バージョン5.3以前でインライン正規化を有効にする
侵入ポリシーでインライン正規化を有効にするには、次の手順を実行します。
- FireSIGHT Management CenterのWeb UIにログインします。
- Policies > Intrusion > Intrusion Policiesの順に移動します。
- 管理対象デバイスに適用する侵入ポリシーを選択します。
- 鉛筆アイコンをクリックして編集を開始すると、Edit Policyページが表示されます。
- Advanced Settingsをクリックすると、Advanced Settingsページが表示されます。
- Transport/Network Layer Preprocessor領域で、Inline Normalizationオプションを探します。
- Enabledオプションボタンを選択して、この機能をイネーブルにします。
インライン正規化に対して侵入ポリシーを設定したら、アクセスコントロールポリシーのデフォルトアクションとして追加する必要があります。
その後、アクセス制御ポリシーを検査デバイスに適用する必要があります。
IPv4、IPv6、Internet Control Message Protocol Version 4(ICMPv4)、ICMPv6、およびTCPトラフィックを任意の組み合わせで正規化するために、インライン正規化プリプロセッサを設定できます。各プロトコルの正規化は、そのプロトコルの正規化が有効になると自動的に行われます。

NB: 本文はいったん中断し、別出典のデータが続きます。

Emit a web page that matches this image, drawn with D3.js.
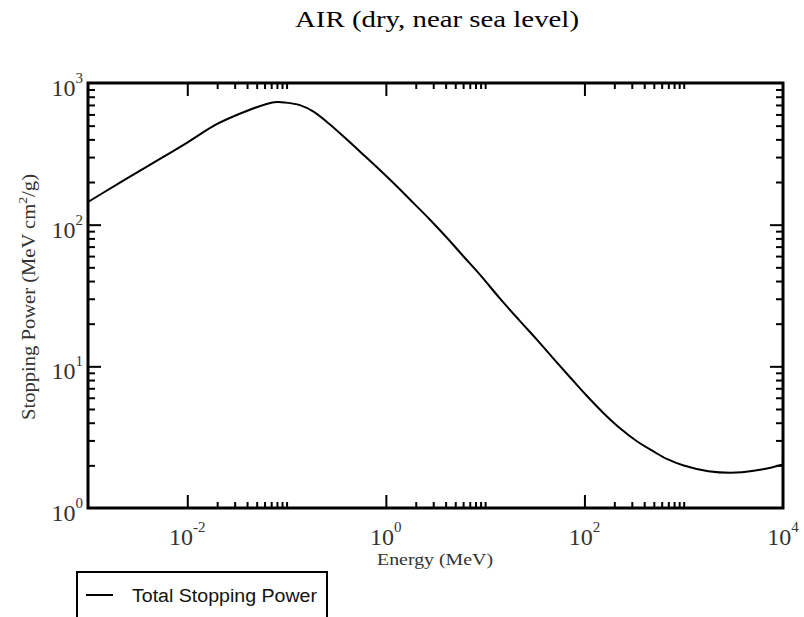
<!DOCTYPE html>
<html>
<head>
<meta charset="utf-8">
<script src="https://cdn.jsdelivr.net/npm/d3@7"></script>
<style>
  body { margin: 0; background: #fff; }
</style>
</head>
<body>
<script>
// proton total stopping power in dry air
var energy = [0.001, 0.002, 0.004, 0.01, 0.02, 0.042, 0.063, 0.08, 0.096, 0.136, 0.185, 0.27,
  0.4, 0.59, 0.87, 1.28, 1.9, 2.8, 4.1, 6, 8.9, 14, 22, 33, 49, 72, 105, 155, 230, 335,
  495, 675, 1000, 1770, 3400, 6300, 10000];
var stopping = [144.5, 194, 259, 380, 514, 645, 711, 733, 728, 698, 630, 514,
  402, 313, 243, 187.5, 142, 108, 81.2, 60.1, 44.2, 30.3, 21.2, 15.5, 11.3, 8.34, 6.22, 4.69, 3.64, 2.97,
  2.51, 2.22, 1.995, 1.82, 1.78, 1.88, 2.03];

var xLabelExps = [-2, 0, 2, 4];
var yLabelExps = [0, 1, 2, 3];
var seriesName = "Total Stopping Power";
var title = "AIR (dry, near sea level)";

var SERIF = "'Liberation Serif', 'Times New Roman', serif";
var SANS = "'Liberation Sans', Arial, sans-serif";

var W = 804, H = 617;
var pl = 88, pr = 783, pt = 83, pb = 508;

var svg = d3.select("body").append("svg").attr("width", W).attr("height", H);

var x = d3.scaleLog().domain([1e-3, 1e4]).range([pl, pr]);
var y = d3.scaleLog().domain([1, 1e3]).range([pb, pt]);

// major ticks every two decades on x, with minors after each one
var xMajor = [1e-2, 1e0, 1e2];
var xMinor = [];
xMajor.forEach(function (m) {
  for (var k = 2; k <= 10; k++) xMinor.push(k * m);
});
var yMajor = [1e1, 1e2];
var yMinor = [];
[1, 10, 100].forEach(function (m) {
  for (var k = 2; k <= 9; k++) yMinor.push(k * m);
});

function ticks(axis, scale, vals, size, tr) {
  var g = svg.append("g")
    .attr("transform", tr)
    .call(axis(scale).tickValues(vals).tickSize(size).tickFormat(""));
  g.select(".domain").remove();
  g.selectAll("line").attr("stroke", "#000").attr("stroke-width", 2);
}

ticks(d3.axisBottom, x, xMajor, -13, "translate(0," + pb + ")");
ticks(d3.axisBottom, x, xMinor, -6, "translate(0," + pb + ")");
ticks(d3.axisTop, x, xMajor, -13, "translate(0," + pt + ")");
ticks(d3.axisTop, x, xMinor, -6, "translate(0," + pt + ")");
ticks(d3.axisLeft, y, yMajor, -13, "translate(" + pl + ",0)");
ticks(d3.axisLeft, y, yMinor, -7, "translate(" + pl + ",0)");
ticks(d3.axisRight, y, yMajor, -13, "translate(" + pr + ",0)");
ticks(d3.axisRight, y, yMinor, -7, "translate(" + pr + ",0)");

// frame
svg.append("rect")
  .attr("x", pl).attr("y", pt)
  .attr("width", pr - pl).attr("height", pb - pt)
  .attr("fill", "none").attr("stroke", "#000").attr("stroke-width", 3);

// curve
var pts = energy.map(function (e, i) { return [e, stopping[i]]; });
var line = d3.line()
  .x(function (d) { return x(d[0]); })
  .y(function (d) { return y(d[1]); })
  .curve(d3.curveCatmullRom.alpha(0.5));
svg.append("path")
  .datum(pts)
  .attr("d", line)
  .attr("fill", "none")
  .attr("stroke", "#000")
  .attr("stroke-width", 2);

// tick labels, "10" with a raised exponent
function powLabel(sel, exp) {
  sel.append("tspan").style("font-size", "24px").text("10");
  sel.append("tspan").style("font-size", "15px").attr("dy", -13).text(exp);
}

xLabelExps.forEach(function (e) {
  var t = svg.append("text")
    .attr("x", x(Math.pow(10, e)))
    .attr("y", 545)
    .attr("text-anchor", "middle")
    .style("font-family", SERIF)
    .attr("fill", "#333");
  powLabel(t, e < 0 ? "-" + (-e) : "" + e);
});

yLabelExps.forEach(function (e) {
  var t = svg.append("text")
    .attr("x", 83)
    .attr("y", y(Math.pow(10, e)) + 13)
    .attr("text-anchor", "end")
    .style("font-family", SERIF)
    .attr("fill", "#333");
  powLabel(t, "" + e);
});

// titles
svg.append("text")
  .attr("x", 437)
  .attr("y", 27)
  .attr("text-anchor", "middle")
  .attr("textLength", 284)
  .attr("lengthAdjust", "spacingAndGlyphs")
  .style("font-family", SERIF)
  .style("font-size", "24px")
  .attr("fill", "#000")
  .text(title);

svg.append("text")
  .attr("x", 435)
  .attr("y", 565)
  .attr("text-anchor", "middle")
  .attr("textLength", 116)
  .attr("lengthAdjust", "spacingAndGlyphs")
  .style("font-family", SERIF)
  .style("font-size", "17px")
  .attr("fill", "#333")
  .text("Energy (MeV)");

var yl = svg.append("text")
  .attr("transform", "translate(35,297) rotate(-90)")
  .attr("text-anchor", "middle")
  .attr("textLength", 246)
  .attr("lengthAdjust", "spacingAndGlyphs")
  .style("font-family", SERIF)
  .style("font-size", "18px")
  .attr("fill", "#333");
yl.append("tspan").text("Stopping Power (MeV cm");
yl.append("tspan").style("font-size", "12px").attr("dy", -8).text("2");
yl.append("tspan").attr("dy", 8).text("/g)");

// legend
var lg = svg.append("g");
lg.append("rect")
  .attr("x", 77).attr("y", 572)
  .attr("width", 250).attr("height", 80)
  .attr("fill", "#fff").attr("stroke", "#000").attr("stroke-width", 2);
lg.append("line")
  .attr("x1", 86).attr("x2", 113)
  .attr("y1", 595).attr("y2", 595)
  .attr("stroke", "#000").attr("stroke-width", 2);
lg.append("text")
  .attr("x", 132).attr("y", 602)
  .attr("textLength", 185)
  .attr("lengthAdjust", "spacingAndGlyphs")
  .style("font-family", SANS)
  .style("font-size", "18px")
  .attr("fill", "#111")
  .text(seriesName);
</script>
</body>
</html>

Post-ACKインスペクションとPre-ACKインスペクションの有効化
インライン正規化プリプロセッサを有効にした後、Normalize TCP Payload オプションを有効にするために設定を編集できます。インライン正規化プリプロセッサのこのオプションは、2つの異なる検査モードを切り替えます。
- 確認後(ACK後)
- 事前確認応答(Pre-ACK)
ACK後のインスペクションについて(TCPの正規化/TCPペイロードの正規化が無効)
Post-ACKインスペクションでは、攻撃を完了したパケットに対する被害者からの確認応答(ACK)が侵入防御システム(IPS)によって受信された後、パケットストリームの再構成、フラッシュ(検査プロセスの残りの部分へのハンドオフ)、およびSnortでの検出が行われます。 ストリームのフラッシュが発生する前に、攻撃パケットはすでに攻撃対象に到達しています。したがって、アラート/ドロップは、攻撃パケットが攻撃対象に到達した後に発生します。このアクションは、攻撃パケットの攻撃対象からのACKがIPSに到達したときに発生します。
事前確認検査について(TCPの正規化/TCPペイロードの正規化が有効)
この機能は、TCP回避の労力を最小限に抑えるために、パケットのデコード直後、および他のSnort機能の処理前にトラフィックを正規化します。これにより、IPSに到達するパケットが被害者に渡されるパケットと同じであることが保証されます。Snortは、攻撃が被害者に到達する前に、攻撃を完了したパケットのトラフィックをドロップします。
Normalize TCPを有効にすると、次の条件に一致するトラフィックもドロップされます。
- 以前に廃棄されたパケットの再送信コピー
- 以前にドロップされたセッションの続行を試みるトラフィック
- 次のTCPストリームプリプロセッサのルールのいずれかに一致するトラフィック:
- 129:1
- 129:3
- 129:4
- 129:6
- 129:8
- 129:11
- 129:14 ~ 129:19
注:正規化プリプロセッサによって廃棄されるTCPストリームルールのアラートを有効にするには、TCPストリーム設定のステートフル検査の異常機能を有効にする必要があります。